The 55-year-old museum is auctioning a massive bronze statue Friday to raise money to outfit and program a satellite the size of a milk carton attached to a NASA rocket beaming back data on space dust.
Deciding to sell the sculpture, "Torch Bearers" by Anna Hyatt Huntington, followed "huge discussion" among museum board members, said Board Chairman Joe D'Avanzo.
It's one of four such sculptures in the world.
"This is the most valuable piece we have," he said. "It was very contentious to get rid of this piece. It was gut-wrenching to make this decision."
The museum, which shifted its mission from art to science in the mid-1990s, had few financial choices as it sought to participate in the satellite program.
It receives most of its funding from private sources and obtains just $359,000 from the state this year. Endowments are "very small," D'Avanzo said.
The minimum auction bid is $325,000, but the museum hopes to raise as much as $400,000 or more.
Aviva Lehmann, director of New York's American Art at Heritage Auctions, which will sell the 15-foot statue, said it's the most significant artwork by Huntington, known for animal sculptures, to come to market.

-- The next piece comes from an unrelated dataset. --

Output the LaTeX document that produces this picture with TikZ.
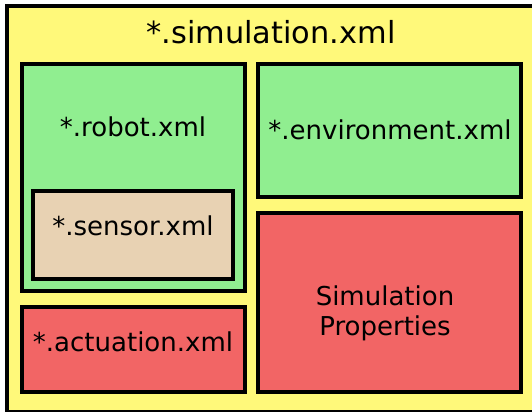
\documentclass[tikz,border=0pt]{standalone}
\usepackage{fontspec}
\setmainfont{DejaVu Sans}
\usetikzlibrary{fit}

\definecolor{simyellow}{HTML}{FFF97A}
\definecolor{simgreen}{HTML}{90EE90}
\definecolor{simred}{HTML}{F26565}
\definecolor{simtan}{HTML}{E8D2B3}

\begin{document}
\begin{tikzpicture}[x=0.75pt,y=-0.75pt,
    box/.style={draw=black,line width=3pt,inner sep=0pt,outer sep=0pt},
    main text/.style={font=\fontsize{19.5}{22.5}\selectfont,align=center,inner sep=0pt},
    title text/.style={font=\fontsize{22.8}{27}\selectfont,inner sep=0pt}]

    \useasboundingbox (0,0) rectangle (532,411);
    \fill[white] (0,0) rectangle (532,411);

    % outer file
    \node (sim) [box,fill=simyellow,fit={(7,6) (536,412)}] {};
    \node (simtxt) [title text] at (271,32) {*.simulation.xml};

    % robot with its sensor
    \node (robot) [box,fill=simgreen,fit={(22,64) (245,291)}] {};
    \node (robottxt) [main text] at (133,127) {*.robot.xml};
    \node (sensor) [box,fill=simtan,fit={(33,191) (233,279)}] {};
    \node (sensortxt) [main text] at (133,226) {*.sensor.xml};

    % actuation
    \node (act) [box,fill=simred,fit={(22,307) (245,392)}] {};
    \node (acttxt) [main text] at (133,342) {*.actuation.xml};

    % environment
    \node (env) [box,fill=simgreen,fit={(258,64) (521,197)}] {};
    \node (envtxt) [main text] at (390,130) {*.environment.xml};

    % properties
    \node (props) [box,fill=simred,fit={(258,213) (521,392)}] {};
    \node (propstxt) [main text] at (385,313) {Simulation\\Properties};

\end{tikzpicture}
\end{document}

"I've sold her work before, but nothing of this size and grandness," she said. "I've never seen a Huntington monument come up before in 15 years. They just don't pass hands that often."
The statue of a man handing a torch to another man reaching down while on a horse symbolizes the passing of the knowledge of civilization from one generation to the next.
It could be sold to another institution or to a Texas collector who expressed interest, Lehmann said. Moving the sculpture across the country could cost as much as $20,000, Lehmann said.
Huntington, who died in 1973 at age 97, offered the work as a gift to the museum, with $5,000 toward the cost of the base, to ensure a proper setting for her sculpture, according to Heritage Auctions. "Torch Bearers" was unveiled at the museum in 1963.
NASA's CubeSat Launch initiative puts so-called nanosatellites into orbit as auxiliary payloads on previously planned missions. NASA touts the satellites as educational opportunities for students and teachers that promote instruction in science, technology, engineering and math.
The Discovery Museum's nanosatellite, costing $100,000 to $200,000, will be launched in 18 months to two years in a partnership with the University of Hawaii and University of Bridgeport.
The satellite will be programmed to capture small space debris analyzed by students in high-school and younger at the museum's Challenger Learning Center.
"We're building a mission control at the museum," said David Mestre, director of space science education at the museum.
"We're developing software for a kid to run a space program."